All fiat currencies depreciate over time. Most ‘low risk’ investments have negative real yields and many have negative nominal yields. During a recession, financial panic, or sovereign default crisis, even ‘safe’ investment funds occasionally have a down quarter or a down year. If the returns on Libra’s assets are constantly being funneled off to pay Libra’s operators, and Libra’s operators don’t repay Libra in the case of investment losses, Libra could depreciate against fiat currencies in the long run. All other things being equal, the value of Libra should be fairly stable relative to other global fiat currencies.
Is Libra Anonymous?
The Libra whitepaper says strikingly little about anonymity beyond: “The Libra Blockchain is pseudonymous and allows users to hold one or more addresses that are not linked to their real-world identity.” In other words, Libra will be anonymous in the sense that PayPal or Facebook is anonymous because you can create an account with a fake name. That is an extremely, extremely low bar for anonymity.
The Libra whitepaper makes absolutely no explicit claim to not sell or share your financial data. In fact, the word privacy only appears once in the entire document:
” (Libra) will continue to evaluate new techniques that enhance privacy in the blockchain while considering concerns of practicality, scalability, and regulatory impact”
Facebook insists that they will not mix your Libra data with all of the other data they have about you. That doesn’t mean that they won’t look at your Libra data. That doesn’t mean that Libra won’t sell your financial data. That doesn’t mean that they won’t sell your financial data to the same people that Facebook sells all your other data. That also doesn’t mean that they won’t give all your data away for ‘free,’ the way Facebook already does. That doesn’t mean that they won’t lie. That doesn’t mean that they won’t change the rules later.
Is Libra Encrypted?
Libra will be encrypted. As a point of reference, Facebook’s website is also encrypted. Being ‘encrypted’ is a meaningless statement that guarantees nothing except that the data will not be in complete public view.
Libra will be based on a blockchain. The processing of Libra’s blockchain will be ‘decentralized’ to the extent that a small group of big tech and financial companies will operate it. Anonymous decentralization is the entire point of the blockchain. Libra is neither meaningfully decentralized, nor meaningfully anonymous.
As stated in the white paper, Libra ‘wallets’ will have to comply with all regulatory and legal requirements in whatever jurisdiction their owners reside in. Accounts could be suspended, frozen, or confiscated by local authorities. Libra’s operators could decide to deny services to you because they don’t like you. The operators of Libra (Facebook, PayPal, Mastercard etc…) are notorious for denying services to people they don’t like. They may promise not to do that, but nothing stops Libra’s operators from changing their minds in the future.

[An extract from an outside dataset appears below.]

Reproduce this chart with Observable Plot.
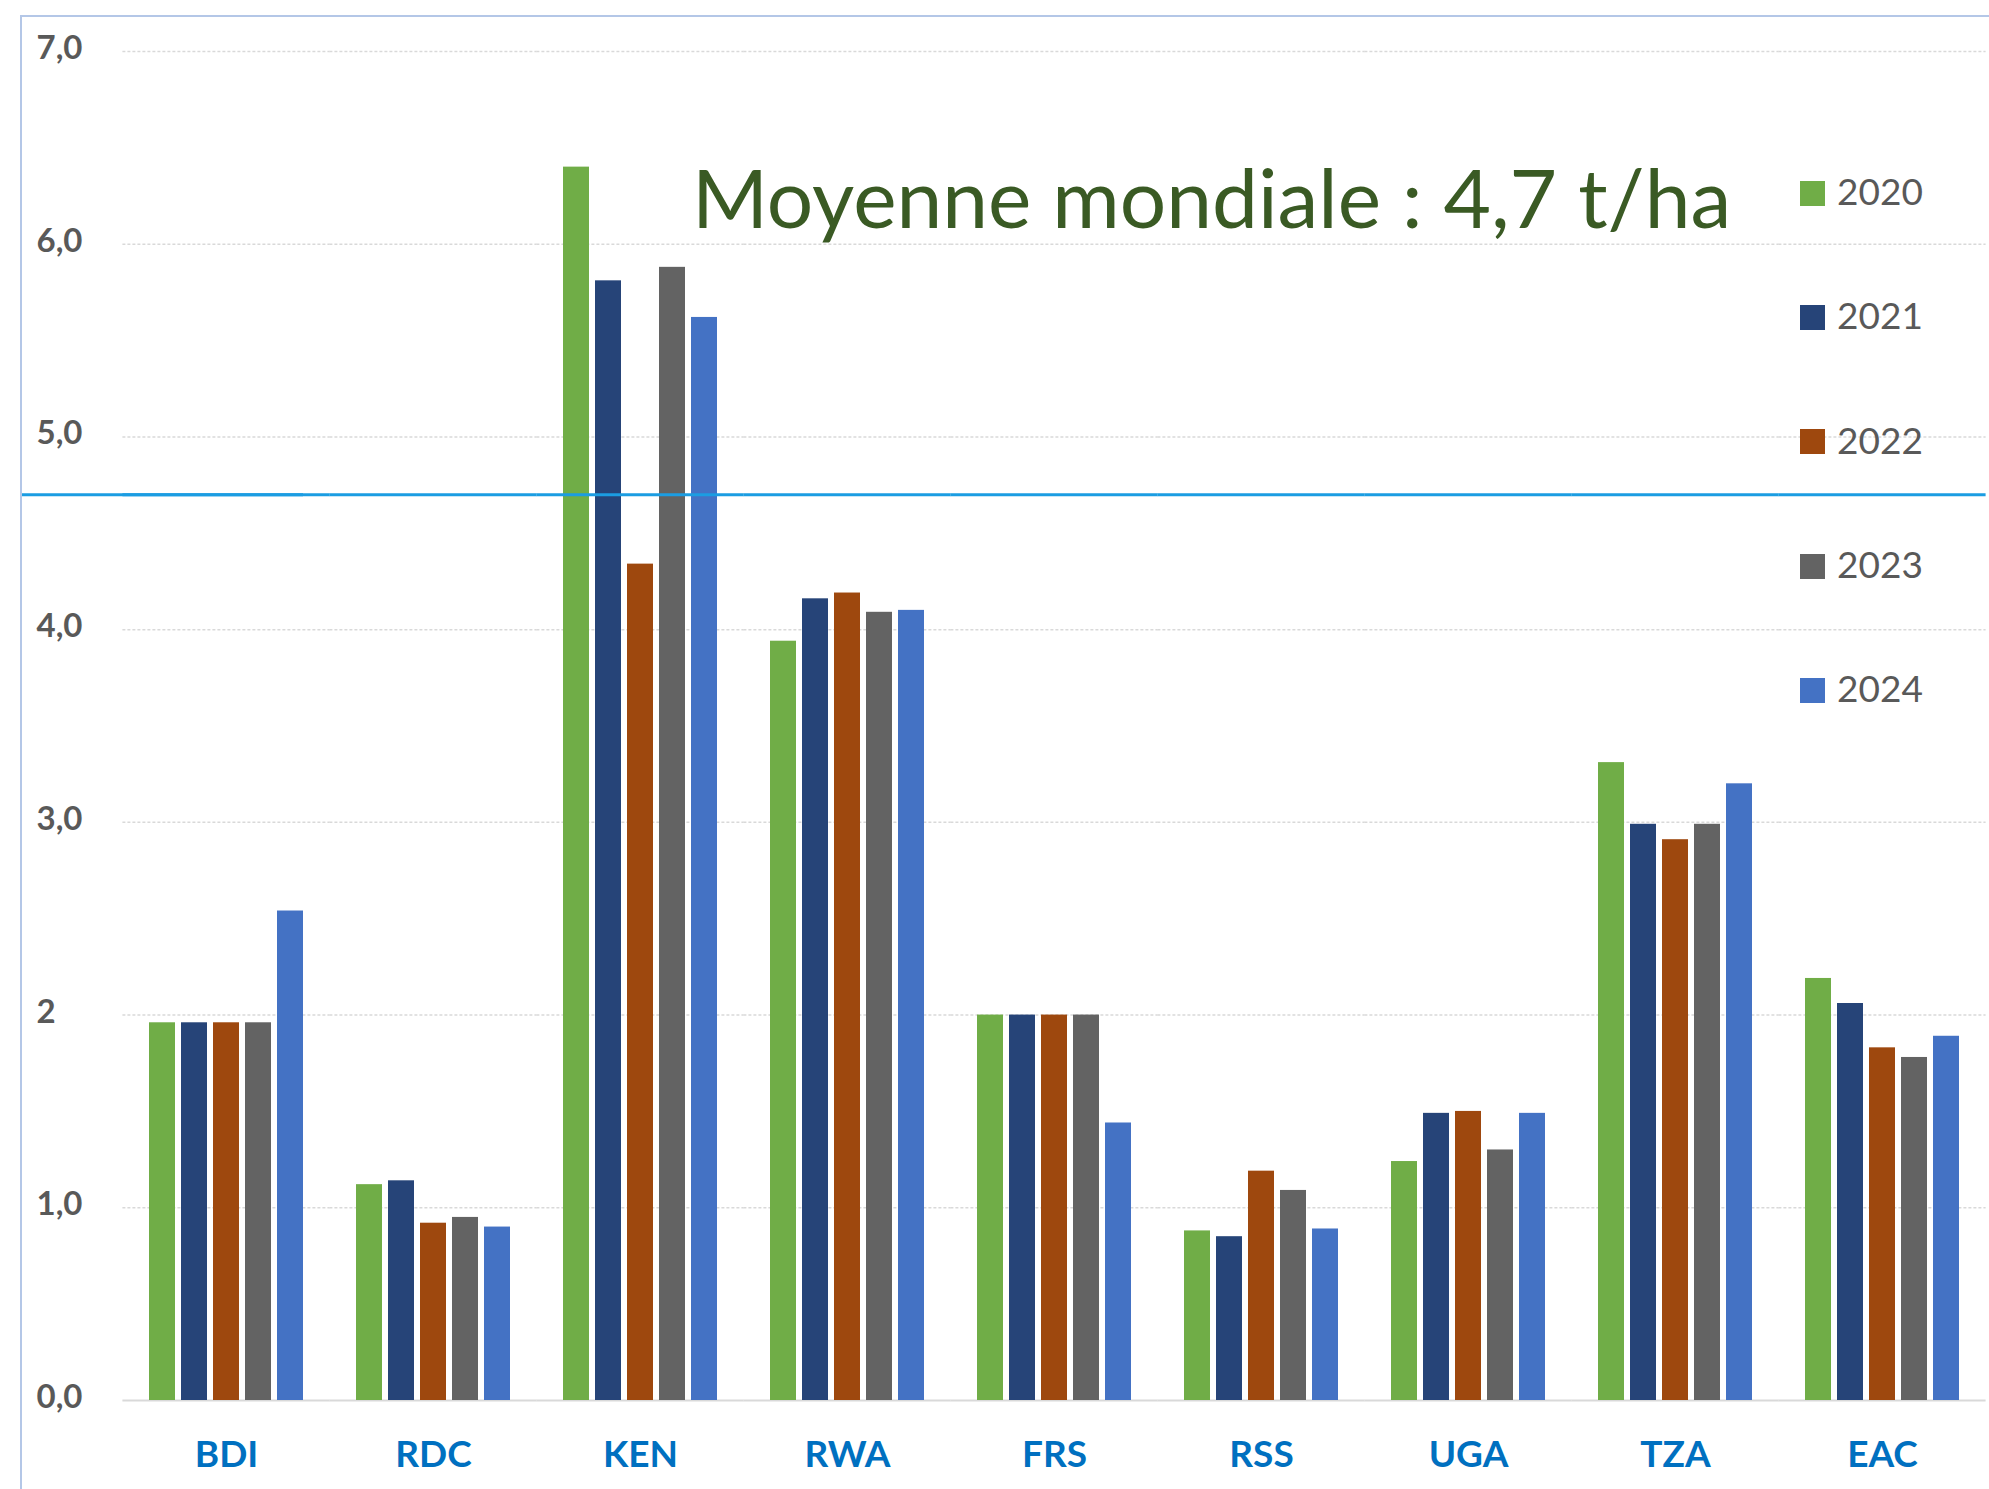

Why Libra Will Be a Success
If you are one of the billions of people living in a country that doesn’t have reliable banks and money, Libra will be a better, cheaper, safer, and no-less-private alternative to your current banking options. Libra may be similarly superior compared to payment systems like PayPal, Venmo, and perhaps even debit cards.
If you care about ‘decentralization,’ anonymity, the threat of de-platforming, privacy, the fickle governance of Facebook and its partners, the authorities, the stability of major global currencies, and the health of the global financial system, Libra is not for you. If you are among the 95% of people who don’t care about those things when splitting a bill with friends, Libra is for you. It will be easy to use, relatively stable in value, and available for free on the apps that you and all of your friends already use.